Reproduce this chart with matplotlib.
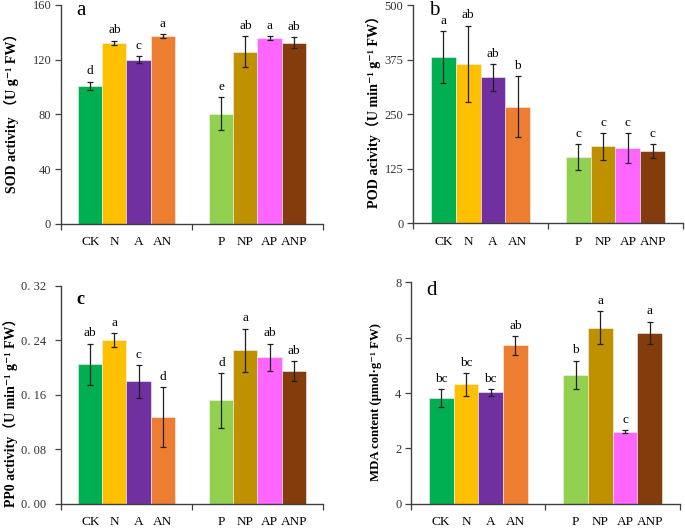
import matplotlib.pyplot as plt
import numpy as np

# treatments and colours (same order in all four panels)
groups = ["CK", "N", "A", "AN", "P", "NP", "AP", "ANP"]
colors = ["#00B050", "#FFC000", "#7030A0", "#ED7D31",
          "#92D050", "#BF9000", "#FF66FF", "#843C0C"]

sod_mean = [101, 132.5, 120, 137.5, 80.5, 126, 136, 132.5]
sod_err = [3, 1.5, 2.5, 1.5, 12, 11, 1.5, 4]
sod_sig = ["d", "ab", "c", "a", "e", "ab", "a", "ab"]

pod_mean = [381, 365, 334, 267, 152, 176, 172, 166]
pod_err = [60, 88, 30, 70, 29, 30, 35, 16]
pod_sig = ["a", "ab", "ab", "b", "c", "c", "c", "c"]

ppo_mean = [0.205, 0.240, 0.180, 0.127, 0.152, 0.225, 0.215, 0.195]
ppo_err = [0.030, 0.010, 0.024, 0.044, 0.040, 0.032, 0.020, 0.015]
ppo_sig = ["ab", "a", "c", "d", "d", "a", "ab", "ab"]

mda_mean = [3.81, 4.31, 4.02, 5.72, 4.65, 6.36, 2.60, 6.18]
mda_err = [0.32, 0.40, 0.12, 0.35, 0.52, 0.60, 0.05, 0.40]
mda_sig = ["bc", "bc", "bc", "ab", "b", "a", "c", "a"]

serif = ["Liberation Serif", "DejaVu Serif", "Noto Sans CJK SC"]
plt.rcParams["font.family"] = serif

fig = plt.figure(figsize=(6.85, 5.29), dpi=100)

w = 0.184
xpos = np.array([i - 1.5 * w + k * w for i in (0, 1) for k in range(4)])


def panel(rect, mean, err, sig, yticks, ytlabels, ylabel, ylsize, lab_xy,
          letter, letter_y, letter_size=15, letter_bold=False, ypad=3):
    ax = fig.add_axes(rect)
    ax.bar(xpos, mean, width=w, color=colors, edgecolor="#f4f4f4", linewidth=0.4)
    ax.errorbar(xpos, mean, yerr=err, fmt="none", ecolor="#202020",
                elinewidth=0.9, capsize=2.5, capthick=0.9)
    for x, m, e, s in zip(xpos, mean, err, sig):
        ax.annotate(s, (x, m + e), xytext=(0, 3), textcoords="offset points",
                    ha="center", va="bottom", fontsize=9.5)
    ax.set_xlim(-0.5, 1.5)
    ax.set_ylim(yticks[0], yticks[-1])
    ax.set_yticks(yticks)
    ax.set_yticklabels(ytlabels, fontsize=9, color="#333333")
    ax.set_xticks(xpos)
    ax.set_xticklabels(groups, fontsize=9.5)
    ax.set_xticks([-0.5, 0.5, 1.5], minor=True)
    ax.tick_params(axis="x", which="major", length=0, pad=9)
    ax.tick_params(axis="x", which="minor", length=4, width=0.9,
                   direction="out", color="#404040")
    ax.tick_params(axis="y", length=4, width=0.9, direction="out",
                   color="#404040", pad=ypad)
    for sp in ("top", "right"):
        ax.spines[sp].set_visible(False)
    for sp in ("left", "bottom"):
        ax.spines[sp].set_color("#404040")
        ax.spines[sp].set_linewidth(1.0)
    ax.set_ylabel(ylabel, fontsize=ylsize, fontweight="bold")
    ax.yaxis.set_label_coords(*lab_xy)
    ax.text(0.058, letter_y, letter, transform=ax.transAxes,
            fontsize=letter_size,
            fontweight="bold" if letter_bold else "normal",
            ha="left", va="baseline")
    return ax


panel([0.089, 0.5766, 0.3825, 0.414], sod_mean, sod_err, sod_sig,
      [0, 40, 80, 120, 160], ["0", "40", "80", "120", "160"],
      "SOD activity （U g⁻¹ FW）", 10.1, (-0.160, 0.52), "a", 0.954)

panel([0.603, 0.578, 0.394, 0.4125], pod_mean, pod_err, pod_sig,
      [0, 125, 250, 375, 500], ["0", "125", "250", "375", "500"],
      "POD acivity（U min⁻¹ g⁻¹ FW）", 10.2, (-0.118, 0.527), "b", 0.954)

panel([0.089, 0.0473, 0.3825, 0.4127], ppo_mean, ppo_err, ppo_sig,
      [0, 0.08, 0.16, 0.24, 0.32], ["0. 00", "0. 08", "0. 16", "0. 24", "0. 32"],
      "PP0 activity（U min⁻¹ g⁻¹ FW）", 10.0, (-0.165, 0.435), "c", 0.917,
      letter_size=13, letter_bold=True, ypad=6.5)

panel([0.600, 0.0478, 0.3927, 0.4185], mda_mean, mda_err, mda_sig,
      [0, 2, 4, 6, 8], ["0", "2", "4", "6", "8"],
      "MDA content (μmol·g⁻¹ FW)", 9.2, (-0.108, 0.458), "d", 0.944)

fig.savefig("out.png", dpi=100)
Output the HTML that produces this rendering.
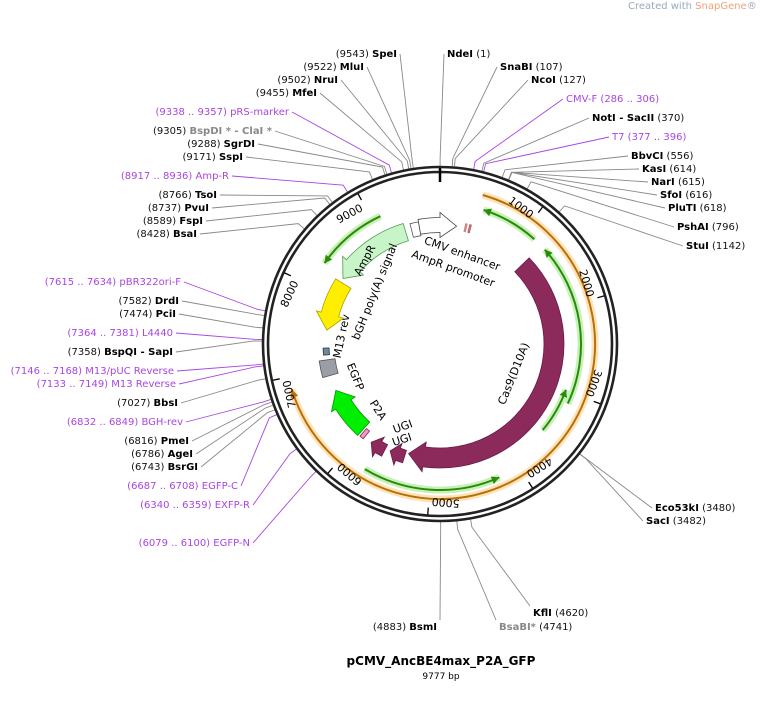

### [Task directions]
Report only how many lines of the listing hold the word "matplotlib".

### [Task answer]
2